Leave the pictures out and retype the lines from the beginning through the line with "Transportation Average (Ku...", both ends included.

________

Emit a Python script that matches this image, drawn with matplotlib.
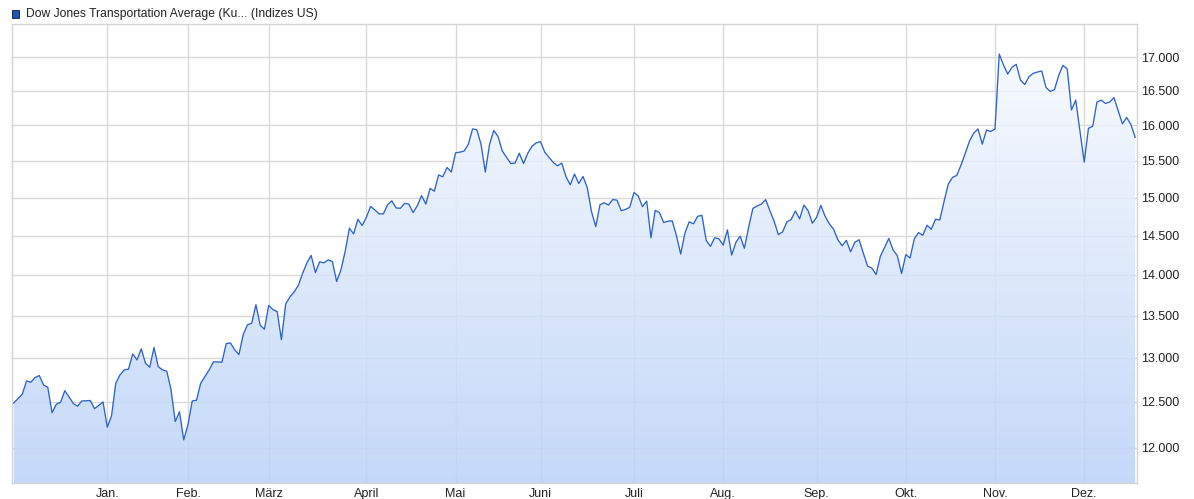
"""
Dow Jones Transportation Average, one year of daily closes, drawn on a log
scale with a gradient area fill (finance-portal look).
"""

import numpy as np
import matplotlib
matplotlib.use("Agg")
import matplotlib.pyplot as plt
from matplotlib.colors import LinearSegmentedColormap
from matplotlib.patches import Rectangle

plt.rcParams["font.family"] = ["Liberation Sans", "DejaVu Sans"]

TITLE = "Dow Jones Transportation Average (Ku... (Indizes US)"

# trading-day index (0 = first trading day of January) and closing value
days = [-22, -20, -19, -18, -17, -16, -15, -14, -13, -12, -11, -10, -9, -8, -7, -6,
        -4, -3, -1, 0, 1, 2, 3, 4, 5, 6, 7, 8, 9, 10, 11, 12, 13, 14, 15, 16, 17, 18,
        19, 20, 21, 22, 24, 25, 27, 28, 29, 30, 31, 32, 33, 34, 35, 36, 37, 38, 39,
        40, 41, 42, 43, 44, 45, 46, 47, 48, 49, 50, 51, 52, 53, 54, 55, 56, 57, 58,
        59, 60, 61, 62, 63, 64, 65, 66, 67, 68, 69, 70, 71, 72, 73, 74, 75, 76, 77,
        78, 79, 80, 81, 82, 83, 84, 85, 86, 87, 88, 89, 90, 91, 92, 93, 94, 95, 96,
        97, 98, 99, 100, 101, 102, 103, 104, 105, 106, 107, 108, 109, 110, 111, 112,
        113, 114, 115, 116, 117, 118, 119, 120, 121, 122, 123, 124, 125, 126, 127,
        128, 129, 130, 131, 132, 133, 134, 135, 136, 137, 138, 139, 140, 141, 142,
        143, 144, 145, 146, 147, 148, 149, 150, 151, 152, 153, 154, 155, 156, 157,
        158, 159, 160, 161, 162, 163, 164, 165, 166, 167, 168, 169, 170, 171, 172,
        173, 174, 175, 176, 177, 178, 179, 180, 181, 182, 183, 184, 185, 186, 187,
        188, 189, 190, 191, 192, 193, 194, 195, 196, 197, 198, 199, 200, 201, 202,
        203, 204, 205, 206, 207, 208, 209, 210, 211, 212, 213, 214, 215, 216, 217,
        218, 219, 220, 221, 222, 223, 224, 225, 226, 227, 228, 230, 231, 232, 233,
        234, 235, 236, 237, 238, 239, 240, 241, 242]

closes = [12489, 12588, 12737, 12722, 12775, 12798, 12691, 12665, 12380, 12475, 12497,
          12626, 12557, 12483, 12453, 12511, 12516, 12425, 12500, 12222, 12345, 12711,
          12806, 12863, 12871, 13048, 12977, 13107, 12939, 12893, 13123, 12900, 12863,
          12848, 12642, 12283, 12391, 12084, 12250, 12511, 12519, 12711, 12863, 12956,
          12952, 13168, 13176, 13095, 13040, 13274, 13390, 13410, 13633, 13386, 13338,
          13624, 13574, 13550, 13214, 13641, 13728, 13790, 13872, 14021, 14152, 14246,
          14029, 14165, 14152, 14189, 14169, 13918, 14061, 14295, 14595, 14522, 14713,
          14631, 14739, 14883, 14836, 14784, 14784, 14905, 14957, 14862, 14858, 14923,
          14914, 14801, 14893, 15027, 14914, 15123, 15087, 15305, 15282, 15409, 15346,
          15612, 15621, 15636, 15729, 15948, 15937, 15729, 15346, 15729, 15927, 15840,
          15636, 15548, 15463, 15469, 15606, 15463, 15606, 15704, 15752, 15767, 15621,
          15548, 15477, 15432, 15469, 15282, 15173, 15318, 15191, 15286, 15136, 14814,
          14617, 14905, 14931, 14901, 14974, 14966, 14826, 14843, 14870, 15068, 15023,
          14879, 14953, 14472, 14830, 14801, 14670, 14687, 14692, 14500, 14263, 14535,
          14679, 14653, 14752, 14765, 14439, 14361, 14472, 14459, 14377, 14574, 14251,
          14414, 14492, 14337, 14609, 14857, 14888, 14914, 14974, 14826, 14687, 14513,
          14548, 14679, 14709, 14822, 14718, 14901, 14826, 14661, 14739, 14896, 14752,
          14653, 14583, 14447, 14369, 14439, 14292, 14414, 14447, 14275, 14111, 14086,
          14005, 14234, 14349, 14463, 14316, 14242, 14017, 14255, 14214, 14459, 14539,
          14504, 14635, 14583, 14713, 14705, 14948, 15183, 15273, 15300, 15442, 15606,
          15777, 15889, 15948, 15733, 15932, 15912, 15948, 17050, 16883, 16749, 16849,
          16894, 16658, 16592, 16708, 16759, 16779, 16794, 16550, 16490, 16517, 16730,
          16879, 16824, 16220, 16363, 15482, 15957, 15986, 16335, 16363, 16315, 16335,
          16400, 16210, 16020, 16112, 16010, 15829]

# first trading day of each month
month_days = [0, 19, 38, 61, 82, 102, 124, 145, 167, 188, 209, 230]
month_labels = ["Jan.", "Feb.", "März", "April", "Mai", "Juni", "Juli", "Aug.",
                "Sep.", "Okt.", "Nov.", "Dez."]
y_ticks = [12000, 12500, 13000, 13500, 14000, 14500, 15000, 15500, 16000, 16500, 17000]

LINE = "#2f63c8"
GRID = "#d9d9d9"


def de_fmt(v):
    return f"{v:,.0f}".replace(",", ".")


def main():
    fig = plt.figure(figsize=(11.94, 4.99), dpi=100)
    ax = fig.add_axes([11.7 / 1194, 1 - 483 / 499, (1137.3 - 11.7) / 1194, (483 - 23.5) / 499])

    ax.set_yscale("log")
    ax.set_xlim(-22.5, 242.5)
    ax.set_ylim(11628, 17521)

    # gradient fill under the line, clipped to the area polygon
    area = ax.fill_between(days, closes, 1000, color="none", lw=0)
    cmap = LinearSegmentedColormap.from_list("grad", ["#bad2f7", "#fbfcff"])
    grad = np.linspace(0, 1, 256).reshape(-1, 1)
    img = ax.imshow(grad, cmap=cmap, aspect="auto", extent=[0, 1, 0, 1],
                    transform=ax.transAxes, origin="lower", alpha=0.85, zorder=1)
    img.set_clip_path(area.get_paths()[0], transform=ax.transData)

    ax.plot(days, closes, color=LINE, lw=0.95, zorder=3)

    ax.set_xlim(-22.5, 242.5)
    ax.set_ylim(11628, 17521)

    ax.set_xticks(month_days)
    ax.set_xticklabels(month_labels)
    ax.yaxis.set_major_locator(matplotlib.ticker.FixedLocator(y_ticks))
    ax.yaxis.set_minor_locator(matplotlib.ticker.NullLocator())
    ax.set_yticklabels([de_fmt(v) for v in y_ticks])
    ax.yaxis.tick_right()
    ax.tick_params(axis="both", length=0, labelsize=9, colors="#222222")
    ax.tick_params(axis="x", pad=3.5)
    ax.tick_params(axis="y", pad=3)

    ax.grid(True, color=GRID, lw=1, zorder=0)
    ax.set_axisbelow(True)
    for s in ax.spines.values():
        s.set_color("#d4d4d4")
        s.set_linewidth(1)

    # legend-like header
    fig.patches.append(Rectangle((12.3 / 1194, 1 - 17.5 / 499), 7 / 1194, 7 / 499,
                                 transform=fig.transFigure, facecolor="#1f56b0",
                                 edgecolor="#1a2f5a", lw=0.7))
    fig.text(25.5 / 1194, 1 - 13.5 / 499, TITLE, fontsize=8.75, color="#222222",
             va="center", ha="left")

    fig.savefig("out.png", dpi=100)
    plt.close(fig)


if __name__ == "__main__":
    main()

________

* **ANSWER FOR THIS EXERCISE**
Emit a Python script that matches this image, drawn with matplotlib.
"""
Dow Jones Transportation Average, one year of daily closes, drawn on a log
scale with a gradient area fill (finance-portal look).
"""

import numpy as np
import matplotlib
matplotlib.use("Agg")
import matplotlib.pyplot as plt
from matplotlib.colors import LinearSegmentedColormap
from matplotlib.patches import Rectangle

plt.rcParams["font.family"] = ["Liberation Sans", "DejaVu Sans"]

TITLE = "Dow Jones Transportation Average (Ku... (Indizes US)"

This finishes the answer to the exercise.